Au final, la musique est adaptée au film. En tout cas, le plus souvent. Sauf quand quelque chose de vraiment fantastique dans la musique. Mais en général, la musique suit les images. Je traite la musique avec la même importance que la cinématographie et la production. En général, à Hollywood, on ne peut se dénicher un compositeur que lorsque le film est fini, ce qui laisse sept à huit semaines pour composer l'entièreté de la bande-son, ce que je trouve totalement absurde. Chez moi, ça marche autrement. Vu que Clint est un ami de longue date, et qu'on travaille ensemble depuis très longtemps, je travaille avec lui et lui raconte petit à petit l'histoire. Pour 'The Fountain' ça s'est fait en 2000. Il m'envoie alors une série d'idées, et après avoir écouté attentivement plusieurs fois, je lui dit ce qui me plaît. Avec l'arrivée de nouvelles images, il envoie du matériel en plus. Et c'est comme ça que les choses avancent. Pour arriver à quelque chose qui nous semble cohérent. J'essaye d'éviter le plus possible d'utiliser des chansons dans mes soundtracks. Pour un film comme 'Boogie Nights', il est normal d'ajouter des morceaux à part, parce qu'ils sont liés au thème du film. J'essaye de faire des films qui se suffisent à eux-mêmes.
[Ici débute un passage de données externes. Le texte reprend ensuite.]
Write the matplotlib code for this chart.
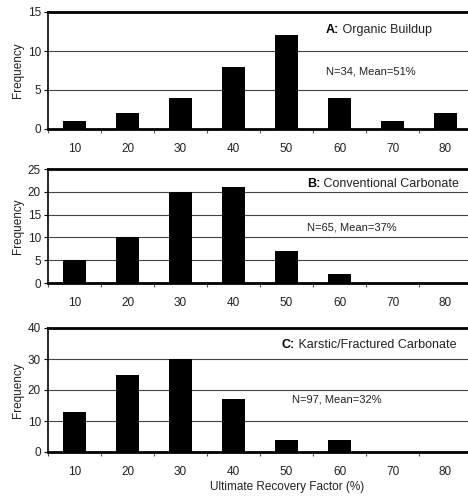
import matplotlib
matplotlib.use("Agg")
import matplotlib.pyplot as plt
from matplotlib.ticker import MultipleLocator, FixedLocator

plt.rcParams["font.family"] = ["Liberation Sans", "DejaVu Sans"]

bins = ["10", "20", "30", "40", "50", "60", "70", "80"]
freq_a = [1, 2, 4, 8, 12, 4, 1, 2]
freq_b = [5, 10, 20, 21, 7, 2, 0, 0]
freq_c = [13, 25, 30, 17, 4, 4, 0, 0]

panels = [
    # (values, ymax, ystep, bold tag, title, stats, title xy, stats xy, axes px)
    (freq_a, 15, 5, "A:", " Organic Buildup", "N=34, Mean=51%",
     (326, 30), (326, 71), [48, 12, 129]),
    (freq_b, 25, 5, "B:", " Conventional Carbonate", "N=65, Mean=37%",
     (307, 184), (307, 227), [48, 169, 283]),
    (freq_c, 40, 10, "C:", " Karstic/Fractured Carbonate", "N=97, Mean=32%",
     (282, 345), (292, 400), [48, 328, 452]),
]

W, H = 468, 496
fig = plt.figure(figsize=(W / 100, H / 100), dpi=100)
text_col = "#222222"

for vals, ymax, ystep, tag, title, stats, txy, sxy, (x0, ytop, ybot) in panels:
    ax = fig.add_axes([x0 / W, 1 - ybot / H, (472 - x0) / W, (ybot - ytop) / H])
    x = list(range(len(bins)))
    ax.bar(x, vals, width=0.44, color="black", zorder=3)
    ax.set_xlim(-0.5, len(bins) - 0.5)
    ax.set_ylim(0, ymax)
    ax.yaxis.set_major_locator(MultipleLocator(ystep))
    ax.yaxis.grid(True, color="#444444", linewidth=0.8, zorder=0)
    ax.set_axisbelow(True)

    ax.set_xticks(x)
    ax.set_xticklabels(bins)
    ax.xaxis.set_minor_locator(FixedLocator([i - 0.5 for i in range(len(bins) + 1)]))
    ax.tick_params(axis="x", which="major", length=0, pad=10, labelsize=8.5, labelcolor=text_col)
    ax.tick_params(axis="x", which="minor", length=3, width=0.8, direction="out", color="#555555")
    ax.tick_params(axis="y", length=3, width=0.8, labelsize=8.5, labelcolor=text_col, pad=2)

    ax.spines["top"].set_linewidth(2.0)
    ax.spines["bottom"].set_linewidth(2.0)
    ax.spines["left"].set_linewidth(1.2)
    ax.spines["right"].set_visible(False)
    ax.set_ylabel("Frequency", fontsize=8.5, color=text_col, labelpad=3)

    t = fig.text(txy[0] / W, 1 - txy[1] / H, tag, fontsize=9, fontweight="bold",
                 va="center", ha="left", color="black")
    fig.canvas.draw()
    bb = t.get_window_extent()
    fig.text(bb.x1 / W, 1 - txy[1] / H, title, fontsize=9, va="center",
             ha="left", color=text_col)
    fig.text(sxy[0] / W, 1 - sxy[1] / H, stats, fontsize=8, va="center",
             ha="left", color=text_col)

fig.text(287 / W, 1 - 487 / H, "Ultimate Recovery Factor (%)", fontsize=8.5,
         ha="center", va="center", color=text_col)

fig.savefig("out.png", dpi=100)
C'est pour ça que j'ai toujours considéré la bande-son comme un travail continu, qui sert de liant au film, un peu comme un personnage supplémentaire.
A l'origine, 'The Fountain' devait être un film à gros budget avec Brad Pitt et Cate Blanchett, puis, finalement, le projet a été revu à la baisse. Avez-vous dû adapter votre manière de travailler pour faire cette version?
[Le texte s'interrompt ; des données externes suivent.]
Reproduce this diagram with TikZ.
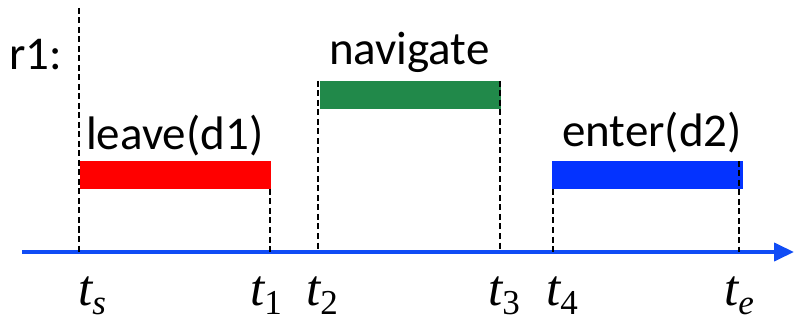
\documentclass[tikz,border=0pt]{standalone}
\usepackage{fontspec}
\setmainfont{Carlito}
\newfontfamily\tms{Liberation Serif}
\usetikzlibrary{arrows.meta}
\definecolor{barred}{RGB}{255,0,0}
\definecolor{bargreen}{RGB}{33,137,74}
\definecolor{barblue}{RGB}{4,51,255}
\definecolor{axisblue}{RGB}{16,76,245}
\newcommand{\tlab}[1]{\smash{{\tms\itshape t}\raisebox{-9pt}{\tms\fontsize{35}{35}\selectfont #1}}}
\begin{document}
\begin{tikzpicture}[x=1pt,y=-1pt,
  lbl/.style={font=\fontsize{47}{47}\selectfont, inner sep=0pt, anchor=base west},
  tl/.style={font=\fontsize{51}{51}\selectfont, inner sep=0pt, anchor=base west},
  guide/.style={black, line width=2.8pt, dash pattern=on 6pt off 3.5pt},
  bar/.style={draw=none, inner sep=0pt, minimum height=28pt, anchor=north west}]
\useasboundingbox (0,0) rectangle (794,320);
% axis
\coordinate (a0) at (22,252);
\coordinate (a1) at (794,252);
\draw[axisblue, line width=4pt, -{Triangle[length=20pt,width=18pt]}] (a0) -- (a1);
% start guide (behind bar)
\coordinate (gsTop) at (79,8);
\coordinate (gsBot) at (79,252);
\draw[guide] (gsTop) -- (gsBot);
% bars
\node[bar, fill=barred, minimum width=191pt] (leave) at (80,161) {};
\node[bar, fill=bargreen, minimum width=181pt] (nav) at (320,81) {};
\node[bar, fill=barblue, minimum width=191pt] (enter) at (552,161) {};
% guides
\coordinate (g1t) at (270,189); \coordinate (g1b) at (270,252);
\coordinate (g2t) at (318,81);  \coordinate (g2b) at (318,252);
\coordinate (g3t) at (500,81);  \coordinate (g3b) at (500,252);
\coordinate (g4t) at (553,189); \coordinate (g4b) at (553,252);
\coordinate (get) at (739,161); \coordinate (geb) at (739,252);
\draw[guide] (g1t) -- (g1b);
\draw[guide] (g2t) -- (g2b);
\draw[guide] (g3t) -- (g3b);
\draw[guide] (g4t) -- (g4b);
\draw[guide] (get) -- (geb);
% text labels
\node[lbl] (r1) at (9,70) {r1:};
\node[lbl] (lleave) at (86,150) {leave(d1)};
\node[lbl] (lnav) at (329,65) {navigate};
\node[lbl] (lenter) at (562,147) {enter(d2)};
% time labels
\node[tl] (ts) at (78,305) {\tlab{\itshape s}};
\node[tl] (t1) at (250,305) {\tlab{1}};
\node[tl] (t2) at (306,305) {\tlab{2}};
\node[tl] (t3) at (488,305) {\tlab{3}};
\node[tl] (t4) at (546,305) {\tlab{4}};
\node[tl] (te) at (724,305) {\tlab{\itshape e}};
\end{tikzpicture}
\end{document}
Nous nous étions tellement égarés dans star système des studios, que je n'imaginais pas qu'il y avait moyen de faire 'The Fountain' autrement. La manière de travailler des grands studios est très spécifique, et certains postes qui, en vérité, ne devraient pas coûter autant atteignent des sommets. Lorsque le projet a été annulé, j'ai eu sept mois pour le ramener à la vie. Je me suis alors rendu compte que j'étais un réalisateur no-budget. C'est comme ça que j'ai commencé. 'Pi' a coûté soixante mille dollars, et 'Requiem for a Dream' quatre millions, ce qui est peut-être beaucoup pour un film en Belgique, mais aux Etats-Unis, ce n'est rien. A l'origine, 'The Fountain' devait coûter septante millions mais en partie grâce au fait que le budget a été diminué de moitié, je me suis rendu compte que c'était une manière d'acquérir de l'indépendance pour un film de studio.
Ces limitations budgétaires ont influencé l'aspect visuel du film?
Evidemment, le film a changé. Mais au final, il s'agit surtout des acteurs. Pendant 95% du film, on regarde Hugh Jackman ou Rachel Weisz, et ça en devient leur film. Ce sont leurs émotions que le spectateur vit, les contours de leurs visages qui sont intégrés. Mais je pense que le concept est toujours le même que pour l'original, si ce n'est que j'ai eu un an et demi de plus pour le perfectionner. Comme j'ai eu plus de temps pour le revoir, j'ai découvert de nouvelles manières de faire des films. Ce qui rend l'ensemble plus affûté, plus défini. Le passage du sombre à la lumière est essentiel. Le film démarre très sombre, et s'éclaircit au fil de l'évolution, reste en mouvement constant: comme Tom qui passe de l'angoisse de la mort à son expérience et l'acceptation de sa propre mort.
On vous présente souvent comme le nouveau Stanley Kubrick, et certains comparent même 'The Fountain' à '2001: A Space Odyssey'. Kubrick a-t-il eu une influence sur vous en tant que réalisateur?Et quelles ont été les influences qui ont présidé lors du tournage?
En 2003, environ deux semaines avant que je ne me mette à la réécriture de 'The Fountain', j'ai vu pour la première fois la version correcte du 'Once Upon a Time in America' de Sergio Leone. Un film qui n'avait jamais été projeté sous cette forme-là aux Etats-Unis. J'en ai trouvé la structure très intéressante. Le film traverse lui aussi trois époques. Il y a les jeunes gangsters, on les retrouve quand ils ont vingt ans, et enfin quand ils sont vieux. La manière dont on y passe d'une période à l'autre a eu beaucoup d'influence et m'a inspiré. Et puis, il y a évidemment Alejandro Jodorowsky, qui a réalisé, début des années '70, les deux fantastiques films que sont 'The Holy Mountain' et 'El Topo', qui ont aujourd'hui enfin l'attention qu'ils méritent. Son travail a un côté spirituel qui m'a aussi influencé. J'ai été très honoré d'apprendre qu'il y a quelques jours, il avait trouvé le temps d'aller voir 'The Fountain'. En ce qui concerne Kubrick, évidemment, on est conscients de la ressemblance avec '2001: A Space Odyssey', mais surtout via les considérations techniques employées. Quand on regarde aujourd'hui ce film qui a été tourné fin des années soixante, les effets visuels tiennent encore la route. Mais quand on regarde 'The Matrix', qui est un film fantastique au travail révolutionnaire, on se rend compte qu'une partie des effets CGI commencent à passer mal. C'est encore toujours un film incroyablement bon, mais il n'a pas cet aspect intemporel qu'a '2001'. C'était clair pour moi, il fallait qu'on reste loin des CGI et autres, trouver de nouvelles manières de réaliser des effets.